For we are members of His body, of His flesh, and of His bones.  For this cause shall a man leave his father and mother, and shall be joined unto his wife, and they two shall be one flesh.  This is a great mystery: but I speak concerning Christ and the church.    Ephesians 5:30-32

He explained that this was a great mystery, which really means that it is a hidden truth that is only revealed by God.  What Paul showed us was that the woman was created from the man’s rib, as bone of his bone and flesh of his flesh.  He further expounded on this mystery as he compared the man and his wife to Christ and the church.  The church is called members of his body, flesh of his flesh and bone of His bones.
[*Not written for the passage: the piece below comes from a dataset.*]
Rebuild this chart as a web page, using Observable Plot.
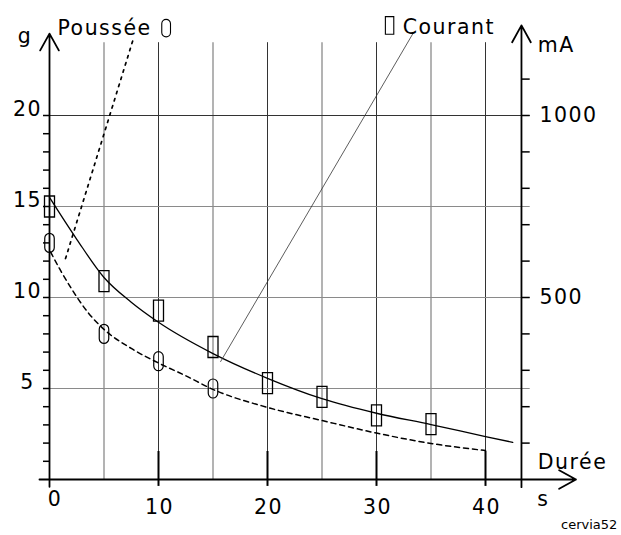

Oh no, I was beginning to see that Christ is the head of the church, and we are as members of His body, one flesh with Him!  What did that mean for me?  That meant that as the wife, my husband was the head, and I was a part of his body!  Yes, this is a great mystery!  When God was creating the man and the woman, He had been creating a picture of Christ and the church, a marvelous mystery to be revealed thousands of years later.  Likewise, a husband and wife can now look at the relationship of Christ and the church as a picture of how, together, their marriage can reflect Christ to the world.  This is a great mystery, indeed!

But what did this “theological” mystery mean in my simple life?  It meant that my husband is my head, and I am a member of him.  Yes, we were to be one flesh, but it was me who was to be one flesh with him.  Make no mistake, God gives the perfect balance to this truth, but I learned that day to stop trying to pull my husband over to my ways. I saw that I needed to move over to his side.  I needed to start pulling with him, and not against him.

I now saw that if I stopped pulling against him, there would no longer be a tug-o-war.  Very quietly and very gently, without saying one word to my husband, I laid down the rope.  No more tug-o-war.  No longer two, but one flesh.  Thank you, Lord, for one flesh!